* _WHAT TO PRODUCE_: Carry none of the pictures over; set down the material below exactly.

* _AVAILABLE DATA_:
>> START

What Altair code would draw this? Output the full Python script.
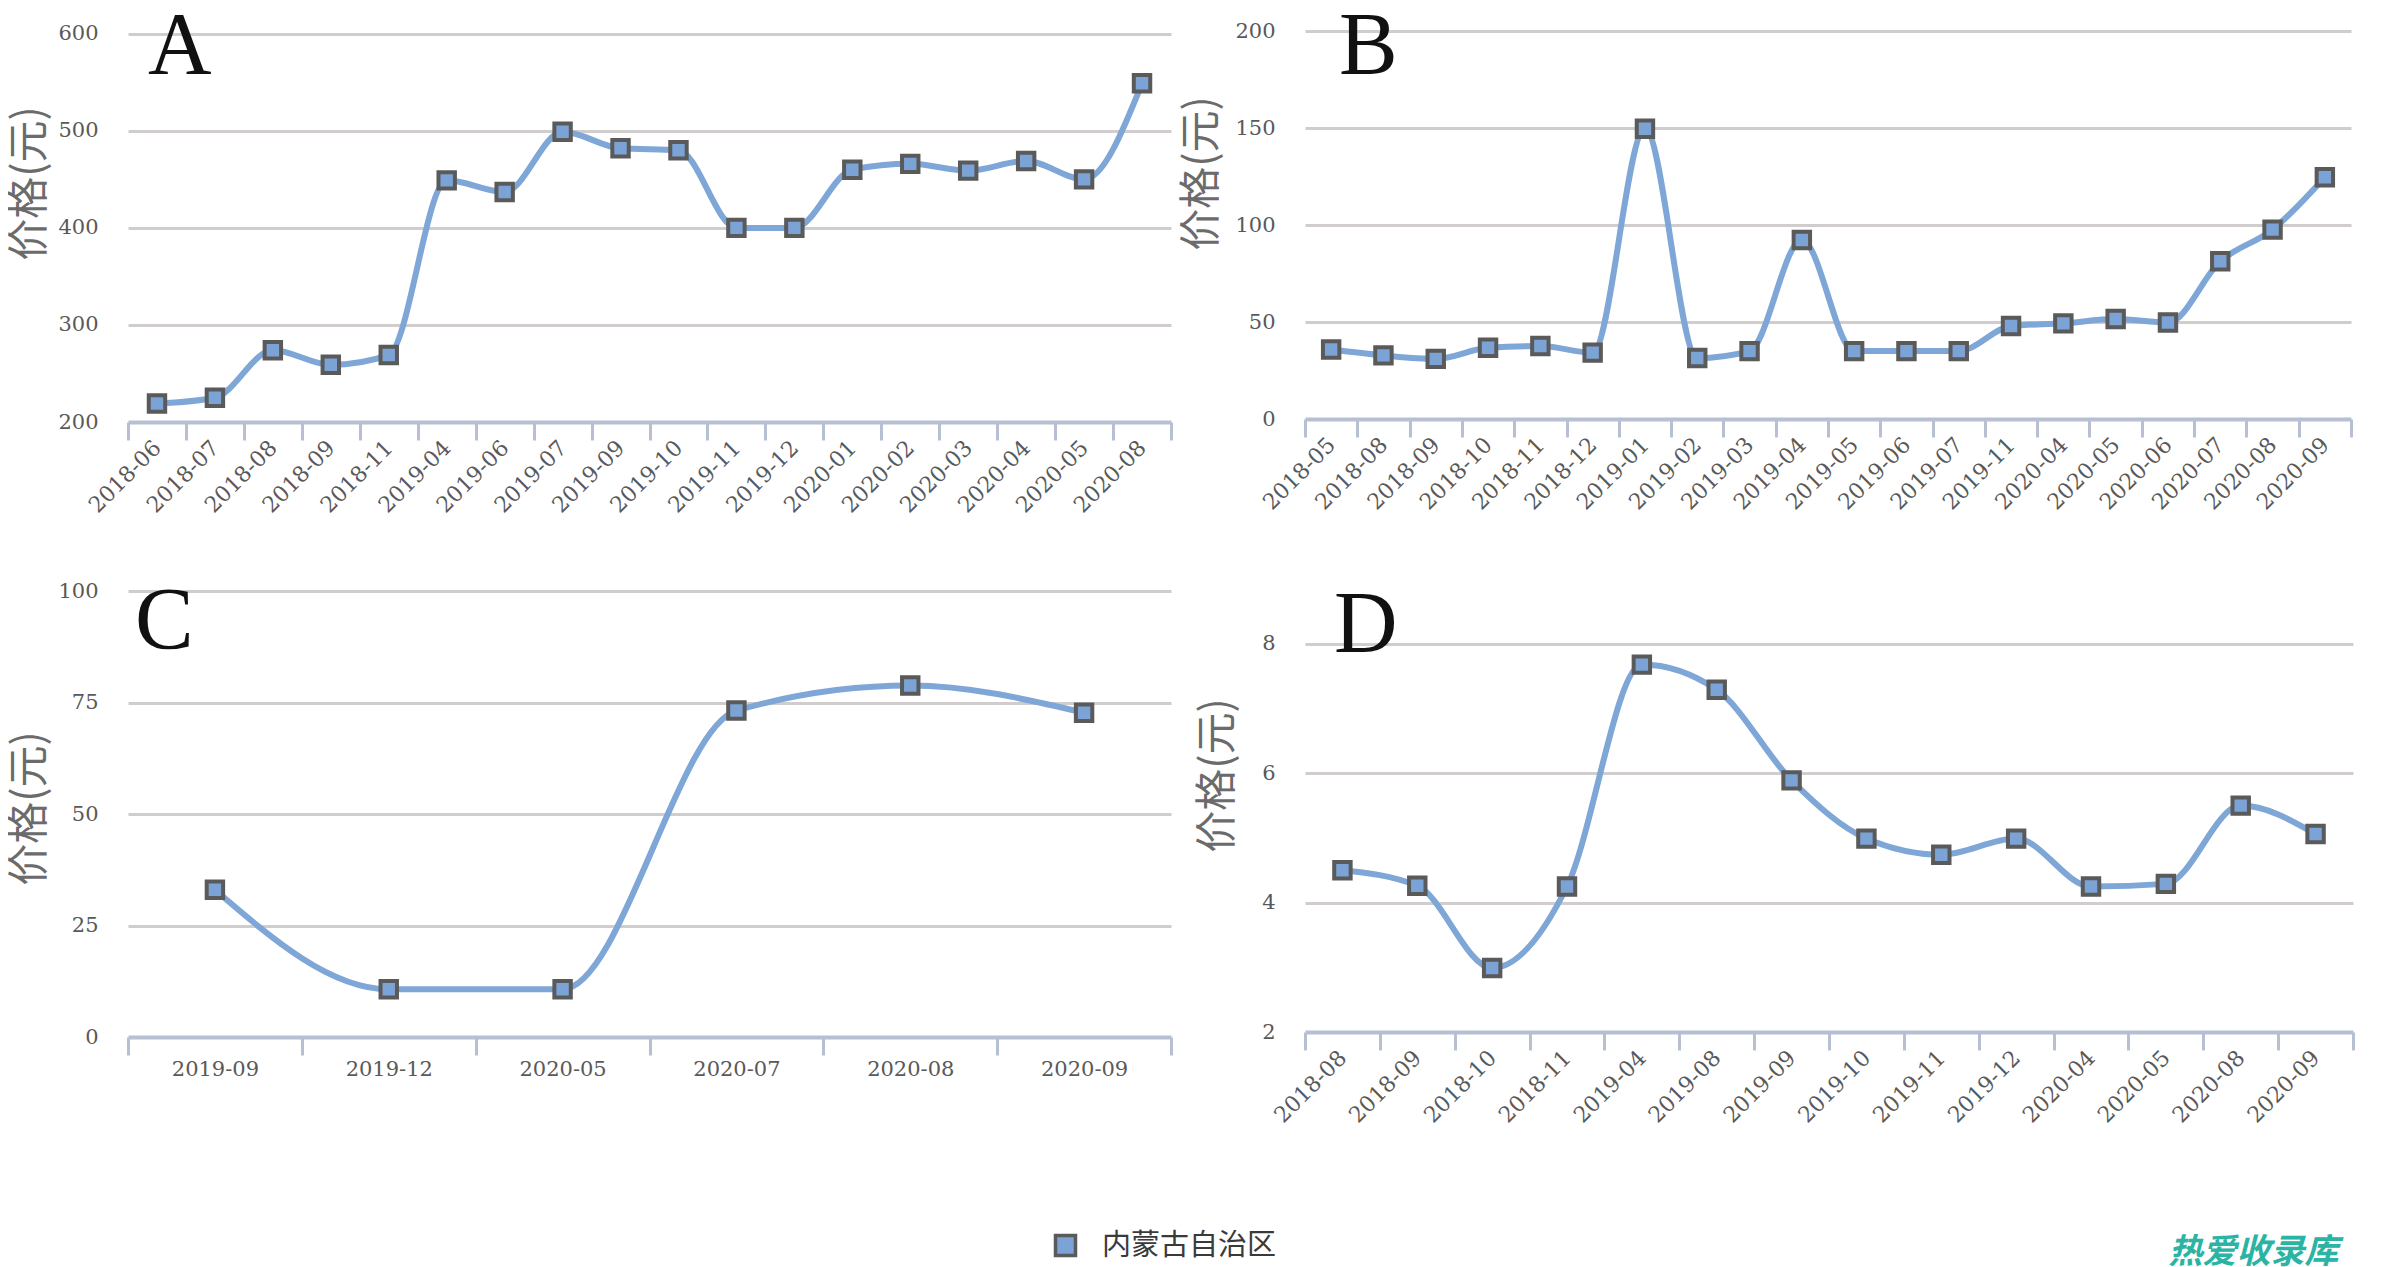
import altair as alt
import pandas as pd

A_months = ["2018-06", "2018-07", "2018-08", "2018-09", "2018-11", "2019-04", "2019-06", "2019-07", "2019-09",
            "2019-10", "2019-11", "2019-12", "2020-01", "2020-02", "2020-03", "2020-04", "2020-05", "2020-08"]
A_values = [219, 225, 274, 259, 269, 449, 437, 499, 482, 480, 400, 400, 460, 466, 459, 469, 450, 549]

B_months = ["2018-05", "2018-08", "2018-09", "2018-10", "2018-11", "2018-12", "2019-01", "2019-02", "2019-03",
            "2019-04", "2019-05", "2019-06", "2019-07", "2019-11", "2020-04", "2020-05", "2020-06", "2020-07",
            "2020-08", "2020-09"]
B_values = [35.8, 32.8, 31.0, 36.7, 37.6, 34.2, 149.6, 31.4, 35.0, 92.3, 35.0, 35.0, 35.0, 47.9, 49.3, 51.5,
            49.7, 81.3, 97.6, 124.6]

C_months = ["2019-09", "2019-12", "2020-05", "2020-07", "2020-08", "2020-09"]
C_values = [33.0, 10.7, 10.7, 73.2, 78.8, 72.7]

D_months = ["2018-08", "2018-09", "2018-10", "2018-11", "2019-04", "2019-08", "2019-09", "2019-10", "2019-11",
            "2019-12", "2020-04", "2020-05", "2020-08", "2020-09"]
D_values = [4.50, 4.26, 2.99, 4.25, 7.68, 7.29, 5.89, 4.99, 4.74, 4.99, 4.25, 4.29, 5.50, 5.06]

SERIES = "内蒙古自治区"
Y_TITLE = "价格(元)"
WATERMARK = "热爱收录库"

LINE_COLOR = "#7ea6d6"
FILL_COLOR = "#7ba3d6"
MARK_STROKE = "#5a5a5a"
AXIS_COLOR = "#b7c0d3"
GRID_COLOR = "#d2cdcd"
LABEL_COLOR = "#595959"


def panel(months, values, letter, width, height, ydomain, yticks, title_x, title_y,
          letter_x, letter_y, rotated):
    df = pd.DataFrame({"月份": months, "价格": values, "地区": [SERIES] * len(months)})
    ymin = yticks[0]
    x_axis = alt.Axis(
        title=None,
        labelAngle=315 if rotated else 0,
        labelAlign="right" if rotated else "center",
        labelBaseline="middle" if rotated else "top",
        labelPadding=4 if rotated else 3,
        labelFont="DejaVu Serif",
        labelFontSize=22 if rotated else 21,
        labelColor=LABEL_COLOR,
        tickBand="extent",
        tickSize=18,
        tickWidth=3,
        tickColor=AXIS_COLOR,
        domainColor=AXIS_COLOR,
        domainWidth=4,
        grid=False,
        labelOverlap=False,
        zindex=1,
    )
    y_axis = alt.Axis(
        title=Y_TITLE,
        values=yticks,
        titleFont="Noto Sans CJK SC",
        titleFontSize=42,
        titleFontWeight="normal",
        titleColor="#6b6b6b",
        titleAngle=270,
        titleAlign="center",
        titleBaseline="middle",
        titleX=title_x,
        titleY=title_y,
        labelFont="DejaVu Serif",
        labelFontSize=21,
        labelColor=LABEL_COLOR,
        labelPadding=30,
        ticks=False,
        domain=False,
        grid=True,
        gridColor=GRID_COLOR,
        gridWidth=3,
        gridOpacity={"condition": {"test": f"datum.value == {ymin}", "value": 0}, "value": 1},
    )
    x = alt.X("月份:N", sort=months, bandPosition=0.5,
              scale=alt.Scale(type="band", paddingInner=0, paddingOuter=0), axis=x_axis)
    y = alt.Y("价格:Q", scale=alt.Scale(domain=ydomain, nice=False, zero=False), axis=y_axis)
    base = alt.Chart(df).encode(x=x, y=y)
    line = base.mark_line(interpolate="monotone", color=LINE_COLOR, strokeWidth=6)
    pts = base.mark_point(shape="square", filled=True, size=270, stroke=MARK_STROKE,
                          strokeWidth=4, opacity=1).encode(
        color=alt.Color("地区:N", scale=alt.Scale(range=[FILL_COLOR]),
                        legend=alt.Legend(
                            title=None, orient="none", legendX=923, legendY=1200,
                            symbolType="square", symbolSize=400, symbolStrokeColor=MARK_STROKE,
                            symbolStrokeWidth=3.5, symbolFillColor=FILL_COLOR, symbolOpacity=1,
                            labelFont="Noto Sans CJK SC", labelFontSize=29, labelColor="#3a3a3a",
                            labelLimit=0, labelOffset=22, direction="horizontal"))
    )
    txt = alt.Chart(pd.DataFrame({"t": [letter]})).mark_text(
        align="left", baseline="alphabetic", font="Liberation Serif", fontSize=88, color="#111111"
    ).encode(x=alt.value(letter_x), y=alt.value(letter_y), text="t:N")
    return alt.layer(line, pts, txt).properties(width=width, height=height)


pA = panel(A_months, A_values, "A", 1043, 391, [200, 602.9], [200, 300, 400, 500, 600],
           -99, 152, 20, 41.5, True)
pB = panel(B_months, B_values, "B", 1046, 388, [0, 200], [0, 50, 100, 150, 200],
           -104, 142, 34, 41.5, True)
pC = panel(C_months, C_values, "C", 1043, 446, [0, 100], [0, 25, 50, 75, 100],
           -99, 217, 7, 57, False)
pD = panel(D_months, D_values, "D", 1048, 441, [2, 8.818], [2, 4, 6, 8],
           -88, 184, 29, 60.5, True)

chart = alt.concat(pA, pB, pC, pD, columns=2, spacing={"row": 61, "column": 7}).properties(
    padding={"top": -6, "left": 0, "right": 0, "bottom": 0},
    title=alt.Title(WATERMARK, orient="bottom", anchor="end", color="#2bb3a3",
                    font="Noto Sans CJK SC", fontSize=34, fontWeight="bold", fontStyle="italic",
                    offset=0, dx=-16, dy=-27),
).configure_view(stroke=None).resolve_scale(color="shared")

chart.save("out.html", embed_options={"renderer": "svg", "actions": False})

>> END

* _RESULT BELOW_:
What Altair code would draw this? Output the full Python script.
import altair as alt
import pandas as pd

A_months = ["2018-06", "2018-07", "2018-08", "2018-09", "2018-11", "2019-04", "2019-06", "2019-07", "2019-09",
            "2019-10", "2019-11", "2019-12", "2020-01", "2020-02", "2020-03", "2020-04", "2020-05", "2020-08"]
A_values = [219, 225, 274, 259, 269, 449, 437, 499, 482, 480, 400, 400, 460, 466, 459, 469, 450, 549]

B_months = ["2018-05", "2018-08", "2018-09", "2018-10", "2018-11", "2018-12", "2019-01", "2019-02", "2019-03",
            "2019-04", "2019-05", "2019-06", "2019-07", "2019-11", "2020-04", "2020-05", "2020-06", "2020-07",
            "2020-08", "2020-09"]
B_values = [35.8, 32.8, 31.0, 36.7, 37.6, 34.2, 149.6, 31.4, 35.0, 92.3, 35.0, 35.0, 35.0, 47.9, 49.3, 51.5,
            49.7, 81.3, 97.6, 124.6]

C_months = ["2019-09", "2019-12", "2020-05", "2020-07", "2020-08", "2020-09"]
C_values = [33.0, 10.7, 10.7, 73.2, 78.8, 72.7]

D_months = ["2018-08", "2018-09", "2018-10", "2018-11", "2019-04", "2019-08", "2019-09", "2019-10", "2019-11",
            "2019-12", "2020-04", "2020-05", "2020-08", "2020-09"]
D_values = [4.50, 4.26, 2.99, 4.25, 7.68, 7.29, 5.89, 4.99, 4.74, 4.99, 4.25, 4.29, 5.50, 5.06]

SERIES = "内蒙古自治区"
Y_TITLE = "价格(元)"
WATERMARK = "热爱收录库"

LINE_COLOR = "#7ea6d6"
FILL_COLOR = "#7ba3d6"
MARK_STROKE = "#5a5a5a"
AXIS_COLOR = "#b7c0d3"
GRID_COLOR = "#d2cdcd"
LABEL_COLOR = "#595959"


def panel(months, values, letter, width, height, ydomain, yticks, title_x, title_y,
          letter_x, letter_y, rotated):
    df = pd.DataFrame({"月份": months, "价格": values, "地区": [SERIES] * len(months)})
    ymin = yticks[0]
    x_axis = alt.Axis(
        title=None,
        labelAngle=315 if rotated else 0,
        labelAlign="right" if rotated else "center",
        labelBaseline="middle" if rotated else "top",
        labelPadding=4 if rotated else 3,
        labelFont="DejaVu Serif",
        labelFontSize=22 if rotated else 21,
        labelColor=LABEL_COLOR,
        tickBand="extent",
        tickSize=18,
        tickWidth=3,
        tickColor=AXIS_COLOR,
        domainColor=AXIS_COLOR,
        domainWidth=4,
        grid=False,
        labelOverlap=False,
        zindex=1,
    )
    y_axis = alt.Axis(
        title=Y_TITLE,
        values=yticks,
        titleFont="Noto Sans CJK SC",
        titleFontSize=42,
        titleFontWeight="normal",
        titleColor="#6b6b6b",
        titleAngle=270,
        titleAlign="center",
        titleBaseline="middle",
        titleX=title_x,
        titleY=title_y,
        labelFont="DejaVu Serif",
        labelFontSize=21,
        labelColor=LABEL_COLOR,
        labelPadding=30,
        ticks=False,
        domain=False,
        grid=True,
        gridColor=GRID_COLOR,
        gridWidth=3,
        gridOpacity={"condition": {"test": f"datum.value == {ymin}", "value": 0}, "value": 1},
    )
    x = alt.X("月份:N", sort=months, bandPosition=0.5,
              scale=alt.Scale(type="band", paddingInner=0, paddingOuter=0), axis=x_axis)
    y = alt.Y("价格:Q", scale=alt.Scale(domain=ydomain, nice=False, zero=False), axis=y_axis)
    base = alt.Chart(df).encode(x=x, y=y)
    line = base.mark_line(interpolate="monotone", color=LINE_COLOR, strokeWidth=6)
    pts = base.mark_point(shape="square", filled=True, size=270, stroke=MARK_STROKE,
                          strokeWidth=4, opacity=1).encode(
        color=alt.Color("地区:N", scale=alt.Scale(range=[FILL_COLOR]),
                        legend=alt.Legend(
                            title=None, orient="none", legendX=923, legendY=1200,
                            symbolType="square", symbolSize=400, symbolStrokeColor=MARK_STROKE,
                            symbolStrokeWidth=3.5, symbolFillColor=FILL_COLOR, symbolOpacity=1,
                            labelFont="Noto Sans CJK SC", labelFontSize=29, labelColor="#3a3a3a",
                            labelLimit=0, labelOffset=22, direction="horizontal"))
    )
    txt = alt.Chart(pd.DataFrame({"t": [letter]})).mark_text(
        align="left", baseline="alphabetic", font="Liberation Serif", fontSize=88, color="#111111"
    ).encode(x=alt.value(letter_x), y=alt.value(letter_y), text="t:N")
    return alt.layer(line, pts, txt).properties(width=width, height=height)


pA = panel(A_months, A_values, "A", 1043, 391, [200, 602.9], [200, 300, 400, 500, 600],
           -99, 152, 20, 41.5, True)
pB = panel(B_months, B_values, "B", 1046, 388, [0, 200], [0, 50, 100, 150, 200],
           -104, 142, 34, 41.5, True)
pC = panel(C_months, C_values, "C", 1043, 446, [0, 100], [0, 25, 50, 75, 100],
           -99, 217, 7, 57, False)
pD = panel(D_months, D_values, "D", 1048, 441, [2, 8.818], [2, 4, 6, 8],
           -88, 184, 29, 60.5, True)

chart = alt.concat(pA, pB, pC, pD, columns=2, spacing={"row": 61, "column": 7}).properties(
    padding={"top": -6, "left": 0, "right": 0, "bottom": 0},
    title=alt.Title(WATERMARK, orient="bottom", anchor="end", color="#2bb3a3",
                    font="Noto Sans CJK SC", fontSize=34, fontWeight="bold", fontStyle="italic",
                    offset=0, dx=-16, dy=-27),
).configure_view(stroke=None).resolve_scale(color="shared")

chart.save("out.html", embed_options={"renderer": "svg", "actions": False})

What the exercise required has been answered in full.